> What to do
Leave out the pictures and transcribe everything else exactly.

> Collected data
****************************************

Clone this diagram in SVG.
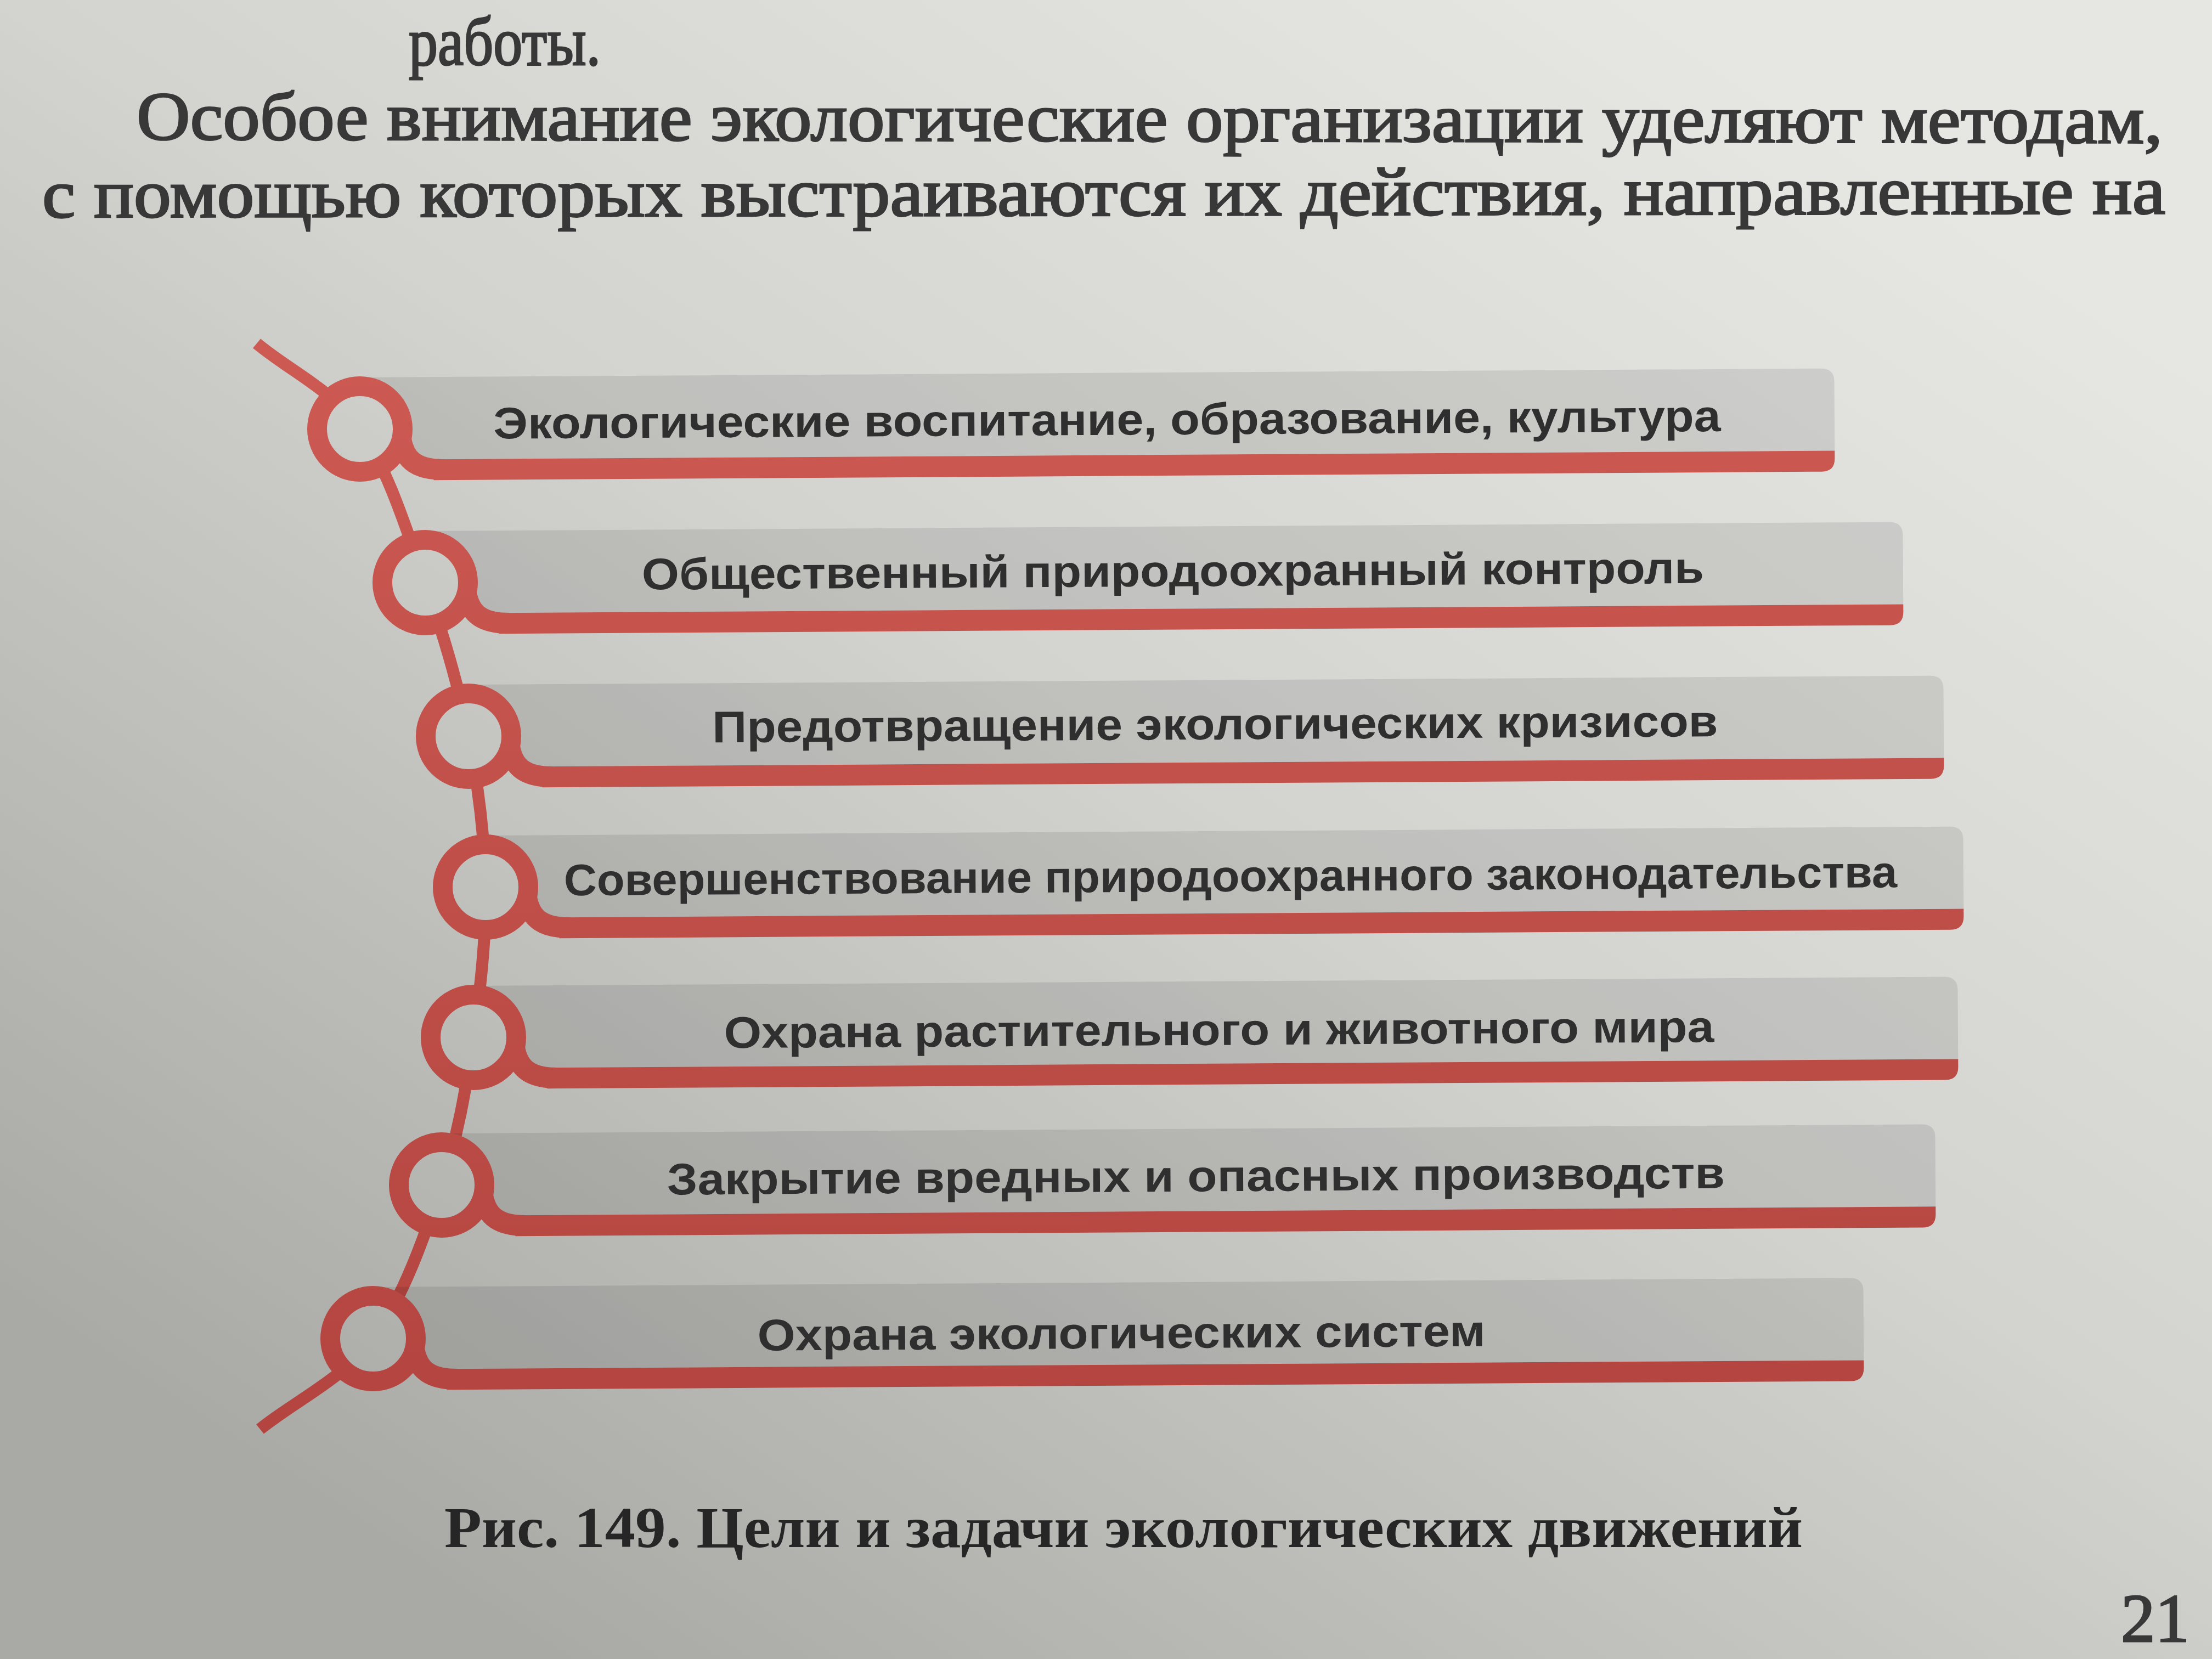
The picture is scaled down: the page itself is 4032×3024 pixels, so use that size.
<svg xmlns="http://www.w3.org/2000/svg" width="4032" height="3024" viewBox="0 0 4032 3024">
<defs>
<linearGradient id="paper" gradientUnits="userSpaceOnUse" x1="3000" y1="0" x2="1000" y2="3024">
<stop offset="0" stop-color="#e6e6e3"/>
<stop offset="0.45" stop-color="#d3d3d0"/>
<stop offset="1" stop-color="#a9a9a6"/>
</linearGradient>
<linearGradient id="red" gradientUnits="userSpaceOnUse" x1="0" y1="600" x2="0" y2="2620">
<stop offset="0" stop-color="#cd5a53"/>
<stop offset="1" stop-color="#b3443f"/>
</linearGradient>
<style>
.bar{fill:#000;fill-opacity:0.09}
.redf{fill:url(#red)}
.fil{fill:none;stroke:url(#red);stroke-width:38}
.ring{fill:url(#paper);stroke:url(#red);stroke-width:36}
.lbl{font-family:"Liberation Sans",Arial,sans-serif;font-weight:bold;font-size:81px;fill:#2f2f2f;text-anchor:middle}
.para{font-family:"Liberation Serif","Times New Roman",serif;font-size:125px;fill:#383838;stroke:#383838;stroke-width:3}
.cap{font-family:"Liberation Serif","Times New Roman",serif;font-weight:bold;font-size:105px;fill:#262626}
</style>
</defs>
<rect id="page" x="0" y="0" width="4032" height="3024" fill="url(#paper)"/>
<g id="text-top">
<text class="para" x="745" y="118" font-size="98" textLength="350" lengthAdjust="spacingAndGlyphs">работы.</text>
<text class="para" x="249" y="254" textLength="3693" lengthAdjust="spacingAndGlyphs" transform="rotate(0.1 249 254)">Особое внимание экологические организации уделяют методам,</text>
<text class="para" x="77" y="396" textLength="3870" lengthAdjust="spacingAndGlyphs" transform="rotate(-0.1 77 396)">с помощью которых выстраиваются их действия, направленные на</text>
</g>
<g id="connectors">
<path d="M468,626 C530.7,678 604.8,709.3 656,782 C707.2,854.7 742,968.7 775,1062 C808,1155.3 835.7,1249.5 854,1342 C872.3,1434.5 883.5,1525.5 885,1617 C886.5,1708.5 876.3,1800.5 863,1891 C849.7,1981.5 835.5,2068.5 805,2160 C774.5,2251.5 735.2,2365.8 680,2440 C624.8,2514.2 542.7,2550 474,2605" fill="none" stroke="url(#red)" stroke-width="22" stroke-linecap="butt"/>
</g>
<g id="node1" transform="rotate(-0.35 656 782)">
<path class="bar" d="M656,688 H3320 Q3344,688 3344,712 V838 H656 Z"/>
<path class="redf" d="M790,838 H3344 V852 Q3344,876 3320,876 H790 Z"/>
<path class="fil" d="M731,802 C738,842 762,857 810,857"/>
<circle class="ring" cx="656" cy="782" r="78"/>
<text class="lbl" x="2018" y="801" textLength="2237" lengthAdjust="spacingAndGlyphs">Экологические воспитание, образование, культура</text>
</g>
<g id="node2" transform="rotate(-0.35 775 1062)">
<path class="bar" d="M775,968 H3445 Q3469,968 3469,992 V1118 H775 Z"/>
<path class="redf" d="M909,1118 H3469 V1132 Q3469,1156 3445,1156 H909 Z"/>
<path class="fil" d="M850,1082 C857,1122 881,1137 929,1137"/>
<circle class="ring" cx="775" cy="1062" r="78"/>
<text class="lbl" x="2138" y="1077" textLength="1936" lengthAdjust="spacingAndGlyphs">Общественный природоохранный контроль</text>
</g>
<g id="node3" transform="rotate(-0.35 854 1342)">
<path class="bar" d="M854,1248 H3519 Q3543,1248 3543,1272 V1398 H854 Z"/>
<path class="redf" d="M988,1398 H3543 V1412 Q3543,1436 3519,1436 H988 Z"/>
<path class="fil" d="M929,1362 C936,1402 960,1417 1008,1417"/>
<circle class="ring" cx="854" cy="1342" r="78"/>
<text class="lbl" x="2215" y="1356" textLength="1833" lengthAdjust="spacingAndGlyphs">Предотвращение экологических кризисов</text>
</g>
<g id="node4" transform="rotate(-0.35 885 1617)">
<path class="bar" d="M885,1523 H3555 Q3579,1523 3579,1547 V1673 H885 Z"/>
<path class="redf" d="M1019,1673 H3579 V1687 Q3579,1711 3555,1711 H1019 Z"/>
<path class="fil" d="M960,1637 C967,1677 991,1692 1039,1692"/>
<circle class="ring" cx="885" cy="1617" r="78"/>
<text class="lbl" x="2243" y="1633" textLength="2430" lengthAdjust="spacingAndGlyphs">Совершенствование природоохранного законодательства</text>
</g>
<g id="node5" transform="rotate(-0.35 863 1891)">
<path class="bar" d="M863,1797 H3545 Q3569,1797 3569,1821 V1947 H863 Z"/>
<path class="redf" d="M997,1947 H3569 V1961 Q3569,1985 3545,1985 H997 Z"/>
<path class="fil" d="M938,1911 C945,1951 969,1966 1017,1966"/>
<circle class="ring" cx="863" cy="1891" r="78"/>
<text class="lbl" x="2222" y="1913" textLength="1805" lengthAdjust="spacingAndGlyphs">Охрана растительного и животного мира</text>
</g>
<g id="node6" transform="rotate(-0.35 805 2160)">
<path class="bar" d="M805,2066 H3504 Q3528,2066 3528,2090 V2216 H805 Z"/>
<path class="redf" d="M939,2216 H3528 V2230 Q3528,2254 3504,2254 H939 Z"/>
<path class="fil" d="M880,2180 C887,2220 911,2235 959,2235"/>
<circle class="ring" cx="805" cy="2160" r="78"/>
<text class="lbl" x="2180" y="2180" textLength="1928" lengthAdjust="spacingAndGlyphs">Закрытие вредных и опасных производств</text>
</g>
<g id="node7" transform="rotate(-0.35 680 2440)">
<path class="bar" d="M680,2346 H3373 Q3397,2346 3397,2370 V2496 H680 Z"/>
<path class="redf" d="M814,2496 H3397 V2510 Q3397,2534 3373,2534 H814 Z"/>
<path class="fil" d="M755,2460 C762,2500 786,2515 834,2515"/>
<circle class="ring" cx="680" cy="2440" r="78"/>
<text class="lbl" x="2044" y="2466" textLength="1327" lengthAdjust="spacingAndGlyphs">Охрана экологических систем</text>
</g>
<g id="caption">
<text class="cap" x="810" y="2820" textLength="2476" lengthAdjust="spacingAndGlyphs">Рис. 149. Цели и задачи экологических движений</text>
</g>
<g id="page-number">
<text class="para" x="3866" y="2992" font-size="100">21</text>
</g>
</svg>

****************************************

> Finished answer
Clone this diagram in SVG.
The picture is scaled down: the page itself is 4032×3024 pixels, so use that size.
<svg xmlns="http://www.w3.org/2000/svg" width="4032" height="3024" viewBox="0 0 4032 3024">
<defs>
<linearGradient id="paper" gradientUnits="userSpaceOnUse" x1="3000" y1="0" x2="1000" y2="3024">
<stop offset="0" stop-color="#e6e6e3"/>
<stop offset="0.45" stop-color="#d3d3d0"/>
<stop offset="1" stop-color="#a9a9a6"/>
</linearGradient>
<linearGradient id="red" gradientUnits="userSpaceOnUse" x1="0" y1="600" x2="0" y2="2620">
<stop offset="0" stop-color="#cd5a53"/>
<stop offset="1" stop-color="#b3443f"/>
</linearGradient>
<style>
.bar{fill:#000;fill-opacity:0.09}
.redf{fill:url(#red)}
.fil{fill:none;stroke:url(#red);stroke-width:38}
.ring{fill:url(#paper);stroke:url(#red);stroke-width:36}
.lbl{font-family:"Liberation Sans",Arial,sans-serif;font-weight:bold;font-size:81px;fill:#2f2f2f;text-anchor:middle}
.para{font-family:"Liberation Serif","Times New Roman",serif;font-size:125px;fill:#383838;stroke:#383838;stroke-width:3}
.cap{font-family:"Liberation Serif","Times New Roman",serif;font-weight:bold;font-size:105px;fill:#262626}
</style>
</defs>
<rect id="page" x="0" y="0" width="4032" height="3024" fill="url(#paper)"/>
<g id="text-top">
<text class="para" x="745" y="118" font-size="98" textLength="350" lengthAdjust="spacingAndGlyphs">работы.</text>
<text class="para" x="249" y="254" textLength="3693" lengthAdjust="spacingAndGlyphs" transform="rotate(0.1 249 254)">Особое внимание экологические организации уделяют методам,</text>
<text class="para" x="77" y="396" textLength="3870" lengthAdjust="spacingAndGlyphs" transform="rotate(-0.1 77 396)">с помощью которых выстраиваются их действия, направленные на</text>
</g>
<g id="connectors">
<path d="M468,626 C530.7,678 604.8,709.3 656,782 C707.2,854.7 742,968.7 775,1062 C808,1155.3 835.7,1249.5 854,1342 C872.3,1434.5 883.5,1525.5 885,1617 C886.5,1708.5 876.3,1800.5 863,1891 C849.7,1981.5 835.5,2068.5 805,2160 C774.5,2251.5 735.2,2365.8 680,2440 C624.8,2514.2 542.7,2550 474,2605" fill="none" stroke="url(#red)" stroke-width="22" stroke-linecap="butt"/>
</g>
<g id="node1" transform="rotate(-0.35 656 782)">
<path class="bar" d="M656,688 H3320 Q3344,688 3344,712 V838 H656 Z"/>
<path class="redf" d="M790,838 H3344 V852 Q3344,876 3320,876 H790 Z"/>
<path class="fil" d="M731,802 C738,842 762,857 810,857"/>
<circle class="ring" cx="656" cy="782" r="78"/>
<text class="lbl" x="2018" y="801" textLength="2237" lengthAdjust="spacingAndGlyphs">Экологические воспитание, образование, культура</text>
</g>
<g id="node2" transform="rotate(-0.35 775 1062)">
<path class="bar" d="M775,968 H3445 Q3469,968 3469,992 V1118 H775 Z"/>
<path class="redf" d="M909,1118 H3469 V1132 Q3469,1156 3445,1156 H909 Z"/>
<path class="fil" d="M850,1082 C857,1122 881,1137 929,1137"/>
<circle class="ring" cx="775" cy="1062" r="78"/>
<text class="lbl" x="2138" y="1077" textLength="1936" lengthAdjust="spacingAndGlyphs">Общественный природоохранный контроль</text>
</g>
<g id="node3" transform="rotate(-0.35 854 1342)">
<path class="bar" d="M854,1248 H3519 Q3543,1248 3543,1272 V1398 H854 Z"/>
<path class="redf" d="M988,1398 H3543 V1412 Q3543,1436 3519,1436 H988 Z"/>
<path class="fil" d="M929,1362 C936,1402 960,1417 1008,1417"/>
<circle class="ring" cx="854" cy="1342" r="78"/>
<text class="lbl" x="2215" y="1356" textLength="1833" lengthAdjust="spacingAndGlyphs">Предотвращение экологических кризисов</text>
</g>
<g id="node4" transform="rotate(-0.35 885 1617)">
<path class="bar" d="M885,1523 H3555 Q3579,1523 3579,1547 V1673 H885 Z"/>
<path class="redf" d="M1019,1673 H3579 V1687 Q3579,1711 3555,1711 H1019 Z"/>
<path class="fil" d="M960,1637 C967,1677 991,1692 1039,1692"/>
<circle class="ring" cx="885" cy="1617" r="78"/>
<text class="lbl" x="2243" y="1633" textLength="2430" lengthAdjust="spacingAndGlyphs">Совершенствование природоохранного законодательства</text>
</g>
<g id="node5" transform="rotate(-0.35 863 1891)">
<path class="bar" d="M863,1797 H3545 Q3569,1797 3569,1821 V1947 H863 Z"/>
<path class="redf" d="M997,1947 H3569 V1961 Q3569,1985 3545,1985 H997 Z"/>
<path class="fil" d="M938,1911 C945,1951 969,1966 1017,1966"/>
<circle class="ring" cx="863" cy="1891" r="78"/>
<text class="lbl" x="2222" y="1913" textLength="1805" lengthAdjust="spacingAndGlyphs">Охрана растительного и животного мира</text>
</g>
<g id="node6" transform="rotate(-0.35 805 2160)">
<path class="bar" d="M805,2066 H3504 Q3528,2066 3528,2090 V2216 H805 Z"/>
<path class="redf" d="M939,2216 H3528 V2230 Q3528,2254 3504,2254 H939 Z"/>
<path class="fil" d="M880,2180 C887,2220 911,2235 959,2235"/>
<circle class="ring" cx="805" cy="2160" r="78"/>
<text class="lbl" x="2180" y="2180" textLength="1928" lengthAdjust="spacingAndGlyphs">Закрытие вредных и опасных производств</text>
</g>
<g id="node7" transform="rotate(-0.35 680 2440)">
<path class="bar" d="M680,2346 H3373 Q3397,2346 3397,2370 V2496 H680 Z"/>
<path class="redf" d="M814,2496 H3397 V2510 Q3397,2534 3373,2534 H814 Z"/>
<path class="fil" d="M755,2460 C762,2500 786,2515 834,2515"/>
<circle class="ring" cx="680" cy="2440" r="78"/>
<text class="lbl" x="2044" y="2466" textLength="1327" lengthAdjust="spacingAndGlyphs">Охрана экологических систем</text>
</g>
<g id="caption">
<text class="cap" x="810" y="2820" textLength="2476" lengthAdjust="spacingAndGlyphs">Рис. 149. Цели и задачи экологических движений</text>
</g>
<g id="page-number">
<text class="para" x="3866" y="2992" font-size="100">21</text>
</g>
</svg>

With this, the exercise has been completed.